*Given task*: From the very first line of the data to the line containing "const centroid = i", retype everything exactly, leaving the pictures behind.

** start of Data provided **

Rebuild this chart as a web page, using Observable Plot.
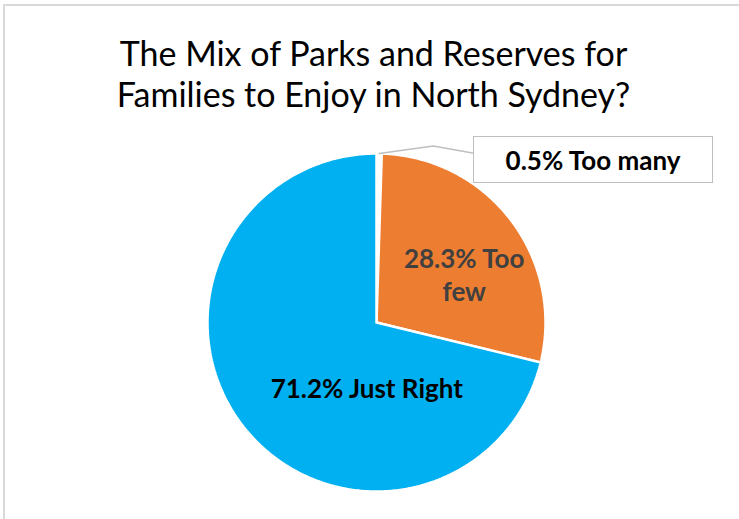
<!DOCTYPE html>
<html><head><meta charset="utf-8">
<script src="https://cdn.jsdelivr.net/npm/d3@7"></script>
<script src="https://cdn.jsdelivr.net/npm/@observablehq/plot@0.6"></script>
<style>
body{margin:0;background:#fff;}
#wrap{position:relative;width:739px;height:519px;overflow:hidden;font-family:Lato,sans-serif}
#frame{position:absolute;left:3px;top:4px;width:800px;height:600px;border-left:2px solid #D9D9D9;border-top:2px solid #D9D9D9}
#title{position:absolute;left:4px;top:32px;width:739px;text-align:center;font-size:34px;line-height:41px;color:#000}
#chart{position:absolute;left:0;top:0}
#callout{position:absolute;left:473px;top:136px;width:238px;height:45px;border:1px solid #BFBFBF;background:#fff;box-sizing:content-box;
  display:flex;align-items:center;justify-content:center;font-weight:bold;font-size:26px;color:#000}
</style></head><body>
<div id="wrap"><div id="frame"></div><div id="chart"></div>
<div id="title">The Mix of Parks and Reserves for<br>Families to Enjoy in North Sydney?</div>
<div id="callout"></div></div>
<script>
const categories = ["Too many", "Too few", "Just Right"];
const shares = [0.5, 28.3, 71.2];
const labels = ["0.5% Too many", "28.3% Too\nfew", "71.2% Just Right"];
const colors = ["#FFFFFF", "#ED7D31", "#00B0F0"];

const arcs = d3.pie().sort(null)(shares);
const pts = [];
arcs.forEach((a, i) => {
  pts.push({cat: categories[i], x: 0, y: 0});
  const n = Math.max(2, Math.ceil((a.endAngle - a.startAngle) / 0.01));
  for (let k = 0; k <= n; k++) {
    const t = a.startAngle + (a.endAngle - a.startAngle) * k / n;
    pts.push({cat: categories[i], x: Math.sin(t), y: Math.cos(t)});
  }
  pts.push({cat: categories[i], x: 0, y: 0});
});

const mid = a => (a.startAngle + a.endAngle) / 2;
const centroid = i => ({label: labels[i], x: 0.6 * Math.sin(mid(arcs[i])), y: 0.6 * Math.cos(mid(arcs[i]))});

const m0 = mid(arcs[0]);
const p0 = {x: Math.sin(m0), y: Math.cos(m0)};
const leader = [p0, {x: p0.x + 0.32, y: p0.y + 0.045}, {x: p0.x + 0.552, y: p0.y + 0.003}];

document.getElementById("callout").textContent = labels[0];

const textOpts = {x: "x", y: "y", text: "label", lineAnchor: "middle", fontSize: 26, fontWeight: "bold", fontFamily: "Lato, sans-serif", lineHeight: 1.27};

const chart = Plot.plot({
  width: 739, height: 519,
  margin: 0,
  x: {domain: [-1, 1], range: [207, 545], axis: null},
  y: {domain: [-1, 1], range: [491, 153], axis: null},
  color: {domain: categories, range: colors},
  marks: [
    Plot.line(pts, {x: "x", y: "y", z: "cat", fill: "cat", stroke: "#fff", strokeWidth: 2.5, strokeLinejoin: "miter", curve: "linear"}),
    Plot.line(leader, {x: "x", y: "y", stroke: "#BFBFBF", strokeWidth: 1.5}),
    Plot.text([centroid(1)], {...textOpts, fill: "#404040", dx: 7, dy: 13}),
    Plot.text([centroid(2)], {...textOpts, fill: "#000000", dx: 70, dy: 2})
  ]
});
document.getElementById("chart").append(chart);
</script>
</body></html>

** end of Data provided **

*The result*:
Rebuild this chart as a web page, using Observable Plot.
<!DOCTYPE html>
<html><head><meta charset="utf-8">
<script src="https://cdn.jsdelivr.net/npm/d3@7"></script>
<script src="https://cdn.jsdelivr.net/npm/@observablehq/plot@0.6"></script>
<style>
body{margin:0;background:#fff;}
#wrap{position:relative;width:739px;height:519px;overflow:hidden;font-family:Lato,sans-serif}
#frame{position:absolute;left:3px;top:4px;width:800px;height:600px;border-left:2px solid #D9D9D9;border-top:2px solid #D9D9D9}
#title{position:absolute;left:4px;top:32px;width:739px;text-align:center;font-size:34px;line-height:41px;color:#000}
#chart{position:absolute;left:0;top:0}
#callout{position:absolute;left:473px;top:136px;width:238px;height:45px;border:1px solid #BFBFBF;background:#fff;box-sizing:content-box;
  display:flex;align-items:center;justify-content:center;font-weight:bold;font-size:26px;color:#000}
</style></head><body>
<div id="wrap"><div id="frame"></div><div id="chart"></div>
<div id="title">The Mix of Parks and Reserves for<br>Families to Enjoy in North Sydney?</div>
<div id="callout"></div></div>
<script>
const categories = ["Too many", "Too few", "Just Right"];
const shares = [0.5, 28.3, 71.2];
const labels = ["0.5% Too many", "28.3% Too\nfew", "71.2% Just Right"];
const colors = ["#FFFFFF", "#ED7D31", "#00B0F0"];

const arcs = d3.pie().sort(null)(shares);
const pts = [];
arcs.forEach((a, i) => {
  pts.push({cat: categories[i], x: 0, y: 0});
  const n = Math.max(2, Math.ceil((a.endAngle - a.startAngle) / 0.01));
  for (let k = 0; k <= n; k++) {
    const t = a.startAngle + (a.endAngle - a.startAngle) * k / n;
    pts.push({cat: categories[i], x: Math.sin(t), y: Math.cos(t)});
  }
  pts.push({cat: categories[i], x: 0, y: 0});
});

const mid = a => (a.startAngle + a.endAngle) / 2;
const centroid = i => ({label: labels[i], x: 0.6 * Math.sin(mid(arcs[i])), y: 0.6 * Math.cos(mid(arcs[i]))});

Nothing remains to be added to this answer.